Calculated HTC and droplet departing radius using the modified Miljkovic et al. [60] model with the expression by Tancon et al. [42] for vapor velocity: a effect of coating thermal resistance δ/λ [m² K MW⁻¹] (∆θ = 24° and q = 335 kW m⁻²); b effect of contact angle hysteresis ∆θ [°] (q = 335 kW m⁻² and δ/λ = 1 m² K MW⁻¹); c effect of heat flux q [kW m⁻²] (∆θ = 24° and δ/λ = 1 m² K MW⁻¹)

In particular, it has been calculated from the modified Miljkovic et al. model that, for a given value of contact angle hysteresis (Δθ = 24°), coating thermal resistance (δ/λ = 1 m² K MW⁻¹) and heat flux (q = 335 kW m⁻²), the vapor velocity must be increased from 1 m s⁻¹ to 25 m s⁻¹ to improve the HTC by 50%.

Figure 3.6 shows that, depending on the application, different strategies can be adopted to enhance the heat transfer during DWC. Increasing the vapor velocity positively affects the HTC, but the pressure drop will be higher. Other actions may address the promoter thermal resistance, by using advanced coating methods with very low thermal resistance to achieve HTC increase. Another approach regards the modification of surface wettability, developing coatings with very low contact angle hysteresis [68, 69].

3.7 Conclusions

The present Chapter is focused on measurements and modeling of heat transfer during dropwise condensation (DWC). Despite DWC was initially studied back in 1930, it is still capturing the interest of many researchers. This is mainly related to the recent advances in material sciences and the availability of experimental techniques that allow the investigation of DWC process at micro/nanoscale.

However, lessons learned from the past must be taken into consideration. Accurate heat transfer coefficient measurements that ensure reproducible results among different laboratories are very important. Particular care must be paid to the measurement of heat flux and surface temperature. Furthermore, the presence of non-condensable gases must be avoided when condensing pure vapor since it causes a strong reduction of the heat transfer coefficient.

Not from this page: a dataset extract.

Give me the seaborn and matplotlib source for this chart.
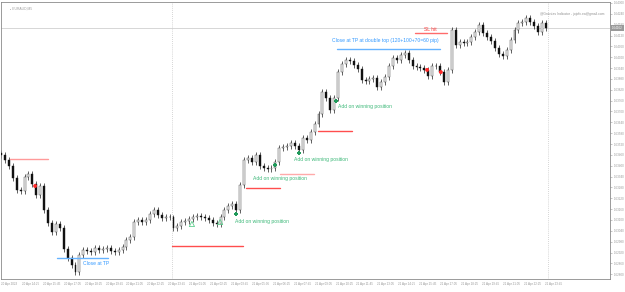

Considering smooth surfaces, in the literature are available thin coatings that promote DWC with overall heat transfer coefficients (including the thermal resistance of the coating) up to 300 kW m⁻² K⁻¹ (and heat flux of 400 kW m⁻²) with aluminum substrates. The duration of the coatings (especially in harsh environments as it is the case of steam condensation at atmospheric pressure) needs to be improved. In particular, it is important to develop more robust coatings that, at the same time, present a low thermal resistance.

Superhydrophobic surfaces can provide low contact angle hysteresis in air ambient conditions but, when employed during condensation tests with saturated steam, their heat transfer performance can be strongly penalized by flooding.

Different models have been proposed over the years to model the heat transfer during DWC. The small droplet population has been introduced and more complex models have been developed that can be used also with structured surfaces. These models consider DWC in absence of vapor velocity. The shape of the droplets and the droplet departing diameter are clearly affected by the vapor velocity. A modification proposed by the present authors to consider the effect of vapor velocity on droplet departing diameter and thus on the resulting heat transfer coefficient has been illustrated in the present Chapter. The model is then used to study the effect of the main parameters on DWC heat transfer. It results that around 60% of the total heat flux occurs in the droplets radius interval where conduction through the coating represents the dominant thermal resistance. This again confirms the importance of the thermal resistance of the coating. Furthermore, the nucleation site density remains one important parameter that must be set as a boundary condition for the models and its value can strongly affect the predicted values. Strategies devoted to increase the heat transfer coefficient during DWC on flat surfaces should combine low contact angle hysteresis, low thermal resistance of the coating and increased vapor velocity.